Jim Harbaugh slams James Franklin after recent comments, tunnel incident

275133747_4796292347117549_592518599057046758_nby:Jonathan Wagner10/24/22

Jonathan Wagner

Penn State and Michigan battled against one another in Ann Arbor in Week 7, and the game wasn’t without incident. At halftime, the two teams got into it and created a heated incident in the tunnel on the way to the two locker rooms.

After the game, Penn State head coach James Franklin had a plea for the Big Ten and urged the conference to make a change after the incident. He wants a policy in place that can help avoid situations like that.

On Monday, Michigan head coach Jim Harbaugh addressed those comments from Franklin, and it’s safe to say he didn’t hold back what he really thought on the suggestion from the Penn State headman. Especially considering he thinks Franklin was right in the center of the incident altogether.

“Really got bigger fish to fry than Franklin’s opinion on the halftime tunnel from a game ago,” Harbaugh said. “All you got to do is walk into their locker room. Like you saw pretty clearly that they completely stopped. They weren’t letting us get up the tunnel. And it just seemed like such a sophomoric ploy to try to keep us out of our locker rooms.

“And he looked like he was the ringleader of the whole thing. I got bigger fish to fry than worry about that kind of whining.”

Harbaugh’s strong comments come after a strong suggestion from Franklin

In Michigan Stadium, there is one tunnel that both teams use to go to their respective locker rooms. In big-time games, emotions are sure to ride high on the field. When the teams head to the locker room, those frustrations and emotions can boil over while in such close proximity to their opponent.

That’s at least what Franklin thinks. And he wants a rule in place to combat it.

“I prefer to talk about these things in the offseason, but the one tunnel is a problem. It’s a problem and has been,” said Franklin. “And to me, we need to put a policy in place from a conference perspective. In my mind that’s gonna stop it. We’re not the first team to kind of get into a jawing match in the tunnel. For me, I want to focus on getting my team in the locker room, not jawing back and forth.”

For Franklin, he wants his team to get back to the locker room to continue focusing on the task at hand. Jawing at the opponents does no good, and he wants to avoid that situation happening again at all costs.
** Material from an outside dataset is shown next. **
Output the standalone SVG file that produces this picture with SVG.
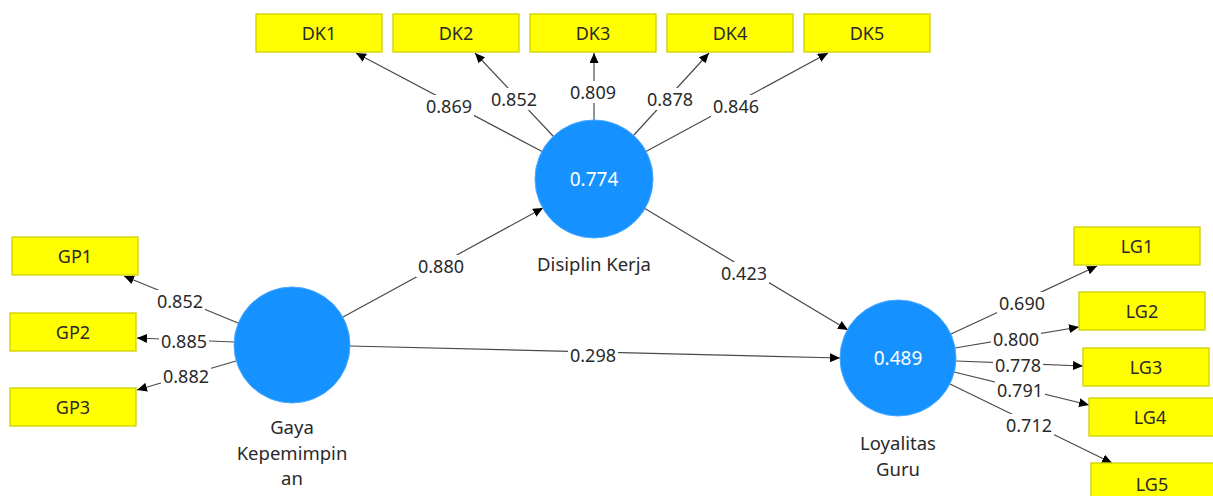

“There really should be a policy that the first team that goes in, there’s a buffer,” Franklin said. “Because if not, they start jawing back and forth. And what’s going to happen is something bad is going to happen before we put it in the policy. All there’s gotta be is a two-minute or a minute buffer in between the two teams; that this team in before that team gets close and however we want to do it. But we’re not the first team that’s had issues like that. Under the current structure, we won’t be the last. And to me, there’s a really easy solution, but we gotta do it.”